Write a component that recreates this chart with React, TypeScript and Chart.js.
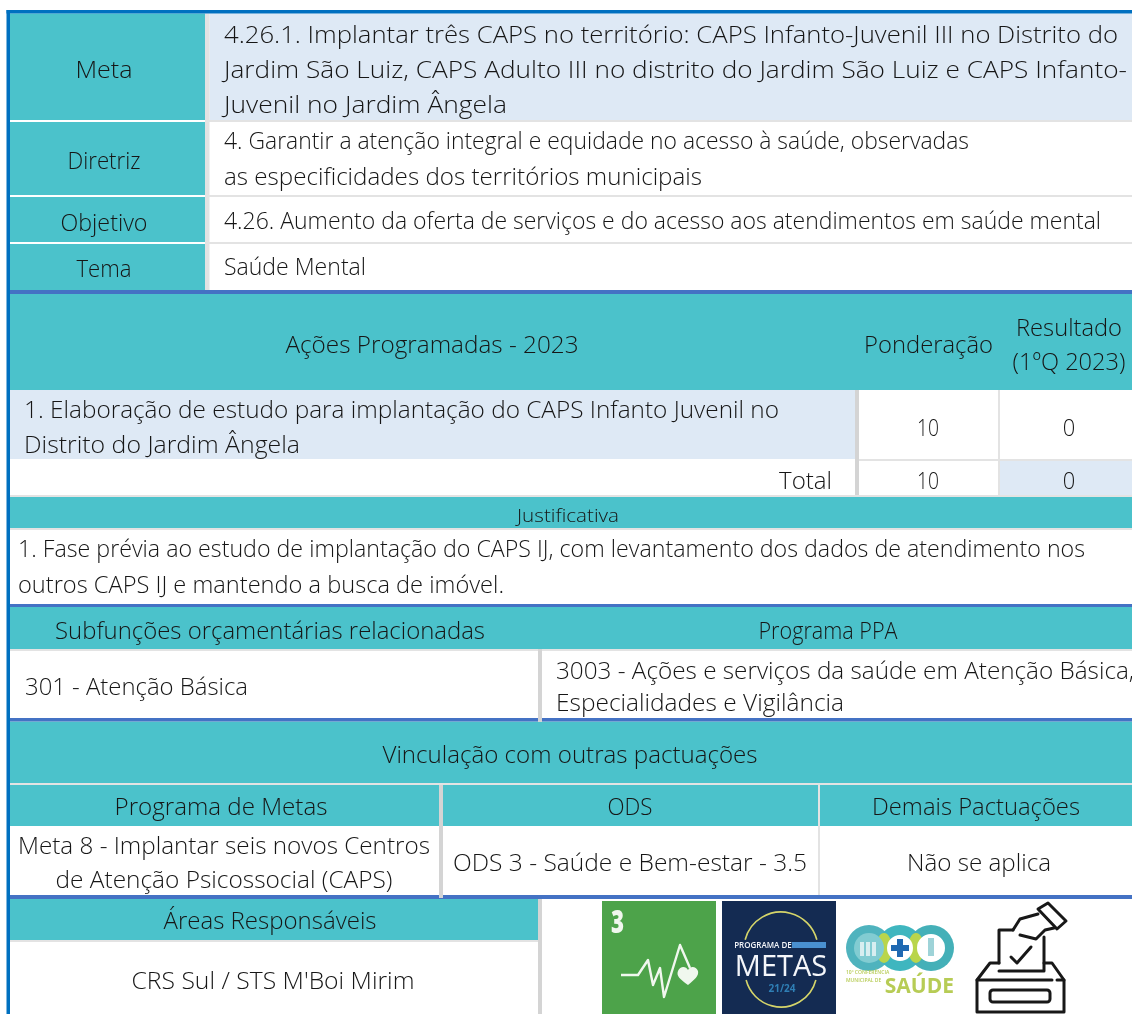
import React, { useEffect, useRef } from "react";
import { Chart, registerables } from "chart.js";

Chart.register(...registerables);

// ---- table content ----
const rowHeaders = ["Meta", "Diretriz", "Objetivo", "Tema"];
const metaLines = [
  "4.26.1. Implantar três CAPS no território: CAPS Infanto-Juvenil III no Distrito do",
  "Jardim São Luiz, CAPS Adulto III no distrito do Jardim São Luiz e CAPS Infanto-",
  "Juvenil no Jardim Ângela",
];
const diretrizLines = [
  "4. Garantir a atenção integral e equidade no acesso à saúde, observadas",
  "as especificidades dos territórios municipais",
];
const objetivoLines = ["4.26. Aumento da oferta de serviços e do acesso aos atendimentos em saúde mental"];
const temaLines = ["Saúde Mental"];
const actionHeaders = ["Ações Programadas - 2023", "Ponderação", "Resultado", "(1ºQ 2023)"];
const actionLines = [
  "1. Elaboração de estudo para implantação do CAPS Infanto Juvenil no",
  "Distrito do Jardim Ângela",
];
const ponderacaoValues = ["10", "10"];
const resultadoValues = ["0", "0"];
const totalLabel = "Total";
const justificativaTitle = "Justificativa";
const justificativaLines = [
  "1. Fase prévia ao estudo de implantação do CAPS IJ, com levantamento dos dados de atendimento nos",
  "outros CAPS IJ e mantendo a busca de imóvel.",
];
const budgetHeaders = ["Subfunções orçamentárias relacionadas", "Programa PPA"];
const budgetValue = "301 - Atenção Básica";
const ppaLines = ["3003 - Ações e serviços da saúde em Atenção Básica,", "Especialidades e Vigilância"];
const linkTitle = "Vinculação com outras pactuações";
const linkHeaders = ["Programa de Metas", "ODS", "Demais Pactuações"];
const metasLines = ["Meta 8 - Implantar seis novos Centros", "de Atenção Psicossocial (CAPS)"];
const odsValue = "ODS 3 - Saúde e Bem-estar - 3.5";
const otherValue = "Não se aplica";
const areasTitle = "Áreas Responsáveis";
const areasValue = "CRS Sul / STS M'Boi Mirim";

// ---- palette ----
const TEAL = "#4BC2CB";
const PALE = "#DEE9F5";
const BLUE = "#0070C0";
const ROYAL = "#4472C4";
const GREY = "#D4D4D4";
const LIGHT = "#E3E3E3";
const WHITE = "#FFFFFF";

// ---- table cells: x0, x1, y0, y1, colour ----
const cells: [number, number, number, number, string][] = [
  [6.5, 1132, 10, 13.5, BLUE],
  [6.5, 10, 10, 1014, BLUE],
  [10, 205, 13.5, 120, TEAL],
  [205, 209.5, 13.5, 290, LIGHT],
  [209.5, 1132, 13.5, 120, PALE],
  [205, 1132, 120, 122, LIGHT],
  [10, 205, 122, 195, TEAL],
  [205, 1132, 195, 197, LIGHT],
  [10, 205, 197, 242, TEAL],
  [205, 1132, 242, 244, LIGHT],
  [10, 205, 244, 290, TEAL],
  [10, 1132, 290, 294, ROYAL],
  [10, 1132, 294, 390, TEAL],
  [855, 859, 294, 495, GREY],
  [998, 1000, 294, 495, LIGHT],
  [10, 855, 390, 459, PALE],
  [859, 1132, 459, 461, LIGHT],
  [1000, 1132, 461, 495, PALE],
  [10, 1132, 495, 497, LIGHT],
  [10, 1132, 497, 528, TEAL],
  [10, 1132, 528, 530, LIGHT],
  [10, 1132, 604, 607, ROYAL],
  [10, 1132, 607, 649, TEAL],
  [538, 542, 607, 722, GREY],
  [10, 538, 649, 651, LIGHT],
  [542, 1132, 649, 651, LIGHT],
  [10, 1132, 718, 721.5, ROYAL],
  [10, 1132, 721.5, 783, TEAL],
  [10, 1132, 783, 785, LIGHT],
  [10, 439, 785, 826, TEAL],
  [443, 818, 785, 826, TEAL],
  [820, 1132, 785, 826, TEAL],
  [439, 443, 785, 898, GREY],
  [818, 820, 785, 895, LIGHT],
  [10, 1132, 895, 899, ROYAL],
  [10, 538, 899, 940, TEAL],
  [10, 538, 940, 942, LIGHT],
  [538, 542, 899, 1014, GREY],
];

// ---- text placement: text, align, x, baseline, fitted width, px size ----
type T = [string, "left" | "center" | "right", number, number, number, number?];
const texts: T[] = [
  [rowHeaders[0], "center", 104, 78, 57],
  [rowHeaders[1], "center", 104, 169, 73],
  [rowHeaders[2], "center", 104, 230.5, 87],
  [rowHeaders[3], "center", 104, 277, 55],
  [metaLines[0], "left", 224, 43, 894],
  [metaLines[1], "left", 224, 78, 903],
  [metaLines[2], "left", 224, 113, 283],
  [diretrizLines[0], "left", 224, 149, 745],
  [diretrizLines[1], "left", 224, 185, 478],
  [objetivoLines[0], "left", 224, 229, 877],
  [temaLines[0], "left", 224, 275, 142],
  [actionHeaders[0], "center", 432, 353, 293],
  [actionHeaders[1], "center", 928.5, 353, 129],
  [actionHeaders[2], "center", 1069, 336, 106],
  [actionHeaders[3], "center", 1069, 370, 113],
  [actionLines[0], "left", 24, 418, 755],
  [actionLines[1], "left", 24, 453, 276],
  [ponderacaoValues[0], "center", 928, 436, 22],
  [resultadoValues[0], "center", 1069, 436, 12.5],
  [totalLabel, "right", 832, 489, 53],
  [ponderacaoValues[1], "center", 928, 489, 22],
  [resultadoValues[1], "center", 1069, 489, 12.5],
  [justificativaTitle, "center", 568, 522, 102, 19],
  [justificativaLines[0], "left", 18, 557, 1067],
  [justificativaLines[1], "left", 18, 593, 486],
  [budgetHeaders[0], "center", 270, 639, 430],
  [budgetHeaders[1], "center", 828, 639, 139],
  [budgetValue, "left", 25, 695, 223],
  [ppaLines[0], "left", 556, 679, 578],
  [ppaLines[1], "left", 556, 711, 288],
  [linkTitle, "center", 570, 763, 375],
  [linkHeaders[0], "center", 221, 815, 213],
  [linkHeaders[1], "center", 630, 815, 45],
  [linkHeaders[2], "center", 976, 815, 208],
  [metasLines[0], "center", 224, 854, 412],
  [metasLines[1], "center", 224, 888, 337],
  [odsValue, "center", 630, 871, 354],
  [otherValue, "center", 979, 871, 144],
  [areasTitle, "center", 270, 929, 213],
  [areasValue, "center", 273, 989, 283],
];

const FONT = '"Open Sans", "Noto Sans", sans-serif';

function drawFitted(ctx: CanvasRenderingContext2D, t: T, X: (v: number) => number, Y: (v: number) => number) {
  const [s, align, x, y, w, size] = t;
  ctx.font = `300 ${size ?? 23}px ${FONT}`;
  ctx.textAlign = "left";
  ctx.textBaseline = "alphabetic";
  ctx.fillStyle = "#161616";
  const natural = ctx.measureText(s).width;
  const k = w / natural;
  const left = align === "left" ? x : align === "center" ? x - w / 2 : x - w;
  ctx.save();
  ctx.translate(X(left), Y(y));
  ctx.scale(k, 1);
  ctx.fillText(s, 0, 0);
  ctx.restore();
}

function poly(ctx: CanvasRenderingContext2D, pts: number[][], close = false) {
  ctx.beginPath();
  pts.forEach((p, i) => (i ? ctx.lineTo(p[0], p[1]) : ctx.moveTo(p[0], p[1])));
  if (close) ctx.closePath();
}

function drawIcons(ctx: CanvasRenderingContext2D) {
  ctx.save();
  // SDG 3
  ctx.fillStyle = "#4DA34A";
  ctx.fillRect(602, 901, 114, 113);
  ctx.fillStyle = "#F0F7EE";
  ctx.textAlign = "left";
  ctx.textBaseline = "alphabetic";
  ctx.font = `800 31px ${FONT}`;
  ctx.save();
  ctx.translate(611, 933);
  ctx.scale(0.72, 1);
  ctx.fillText("3", 0, 0);
  ctx.restore();
  ctx.strokeStyle = "#F0F7EE";
  ctx.lineWidth = 2.4;
  ctx.lineJoin = "round";
  poly(ctx, [[621, 975], [638, 975], [648, 960], [653, 985], [660, 968], [664, 997], [680, 945], [690, 968]]);
  ctx.stroke();
  ctx.beginPath();
  ctx.moveTo(688, 985);
  ctx.bezierCurveTo(680, 979, 676, 976, 678, 971);
  ctx.bezierCurveTo(680, 966, 686, 966, 688, 970);
  ctx.bezierCurveTo(690, 966, 696, 966, 698, 971);
  ctx.bezierCurveTo(699, 976, 695, 979, 688, 985);
  ctx.fill();

  // Programa de Metas
  ctx.fillStyle = "#142B52";
  ctx.fillRect(722, 901, 114, 113);
  ctx.strokeStyle = "#D5D56A";
  ctx.lineWidth = 1.6;
  ctx.beginPath();
  ctx.arc(781, 949, 37, Math.PI * 1.08, Math.PI * 1.92);
  ctx.stroke();
  ctx.beginPath();
  ctx.arc(781, 971, 36, Math.PI * 0.08, Math.PI * 0.92);
  ctx.stroke();
  ctx.fillStyle = "#F4F6FA";
  ctx.textAlign = "center";
  ctx.font = `600 8px ${FONT}`;
  ctx.fillText("PROGRAMA DE", 763, 948);
  ctx.fillStyle = "#4A90D0";
  ctx.fillRect(792, 942, 34, 6);
  ctx.fillStyle = "#F4F6FA";
  ctx.font = `400 29px ${FONT}`;
  ctx.save();
  ctx.translate(781, 976);
  ctx.scale(1.0, 1);
  ctx.fillText("METAS", 0, 0);
  ctx.restore();
  ctx.fillStyle = "#2F7FB5";
  ctx.font = `700 10px ${FONT}`;
  ctx.fillText("21/24", 782, 992);

  // Conferencia
  const rings: [number, string][] = [[869, "#4FB3BE"], [900, "#3FB6BF"], [931, "#44B0B8"]];
  rings.forEach(([cx, col]) => {
    ctx.fillStyle = col;
    ctx.beginPath();
    ctx.arc(cx, 948, 23, 0, Math.PI * 2);
    ctx.fill();
  });
  ctx.fillStyle = "#B9D54B";
  ctx.beginPath();
  ctx.ellipse(884, 948, 8, 15, 0, 0, Math.PI * 2);
  ctx.ellipse(916, 948, 8, 15, 0, 0, Math.PI * 2);
  ctx.fill();
  ctx.fillStyle = "#82CCD2";
  ctx.beginPath();
  ctx.arc(869, 948, 15, 0, Math.PI * 2);
  ctx.fill();
  ctx.fillStyle = WHITE;
  ctx.beginPath();
  ctx.arc(900, 948, 13, 0, Math.PI * 2);
  ctx.arc(931, 948, 14, 0, Math.PI * 2);
  ctx.fill();
  ctx.fillStyle = "#1F69B2";
  ctx.fillRect(897, 939, 6, 18);
  ctx.fillRect(891, 945, 18, 6);
  ctx.fillStyle = "#9ED3D8";
  ctx.fillRect(928, 938, 6, 18);
  ctx.fillStyle = "#D8EEF0";
  [860, 866, 872].forEach((x) => ctx.fillRect(x, 942, 4, 14));
  ctx.fillStyle = "#B7CC55";
  ctx.font = `700 21px ${FONT}`;
  ctx.textAlign = "right";
  ctx.fillText("SAÚDE", 954, 993);
  ctx.font = `600 5px ${FONT}`;
  ctx.textAlign = "left";
  ctx.fillText("10ª CONFERÊNCIA", 846, 974);
  ctx.fillText("MUNICIPAL DE", 846, 982);

  // Ballot box
  ctx.strokeStyle = "#181818";
  ctx.lineWidth = 3;
  ctx.lineJoin = "round";
  ctx.lineCap = "round";
  poly(ctx, [[999, 963], [999, 930], [1013, 930]]);
  ctx.stroke();
  poly(ctx, [[999, 971], [1044, 971], [1044, 937]]);
  ctx.stroke();
  poly(ctx, [[1011, 957], [1017, 963], [1031, 947]]);
  ctx.stroke();
  poly(ctx, [[1013, 930], [1020, 919], [1038, 914]]);
  ctx.stroke();
  poly(ctx, [[1054, 928], [1045, 930], [1036, 939], [1020, 935]]);
  ctx.stroke();
  poly(ctx, [[1038, 909], [1048, 903], [1066, 921], [1057, 929]], true);
  ctx.stroke();
  poly(ctx, [[999, 963], [990, 963], [977, 980], [977, 1012], [1064, 1012], [1064, 980], [1052, 963], [1044, 963]]);
  ctx.stroke();
  poly(ctx, [[977, 980], [1052, 980]]);
  ctx.stroke();
  poly(ctx, [[1057, 980], [1064, 980]]);
  ctx.stroke();
  ctx.beginPath();
  ctx.roundRect(990, 990, 60, 12, 3);
  ctx.stroke();
  ctx.restore();
}

const tablePlugin = {
  id: "tableText",
  afterDatasetsDraw(chart: any) {
    const { ctx, scales } = chart;
    const X = (v: number) => scales.x.getPixelForValue(v);
    const Y = (v: number) => scales.y.getPixelForValue(v);
    ctx.save();
    texts.forEach((t) => drawFitted(ctx, t, X, Y));
    drawIcons(ctx);
    ctx.restore();
  },
};

export default function App() {
  const ref = useRef<HTMLCanvasElement>(null);
  useEffect(() => {
    if (!ref.current) return;
    const chart = new Chart(ref.current, {
      type: "bar",
      data: {
        datasets: cells.map((c) => ({
          data: [{ x: [c[0], c[1]], y: (c[2] + c[3]) / 2 }],
          backgroundColor: c[4],
          barThickness: c[3] - c[2],
          grouped: false,
          borderWidth: 0,
          inflateAmount: 0,
        })) as any,
      },
      options: {
        indexAxis: "y",
        animation: false,
        responsive: false,
        events: [],
        layout: { padding: 0 },
        plugins: { legend: { display: false }, tooltip: { enabled: false } },
        scales: {
          x: { type: "linear", min: 0, max: 1132, display: false, offset: false },
          y: { type: "linear", min: 0, max: 1014, reverse: true, display: false, offset: false },
        },
      },
      plugins: [tablePlugin],
    } as any);
    return () => chart.destroy();
  }, []);
  return (
    <div style={{ position: "absolute", left: 0, top: 0, width: 1132, height: 1014, background: "#fff", overflow: "hidden" }}>
      <canvas ref={ref} width={1132} height={1014} style={{ display: "block" }} />
    </div>
  );
}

━━━━━━━━━━━━━━━━

## [To be done]
Give again, word for word, every line from the top of the data above to the line holding "Chart.register(...registerables);", inclusive, with the pictures left out.

## [Written response]
Write a component that recreates this chart with React, TypeScript and Chart.js.
import React, { useEffect, useRef } from "react";
import { Chart, registerables } from "chart.js";

Chart.register(...registerables);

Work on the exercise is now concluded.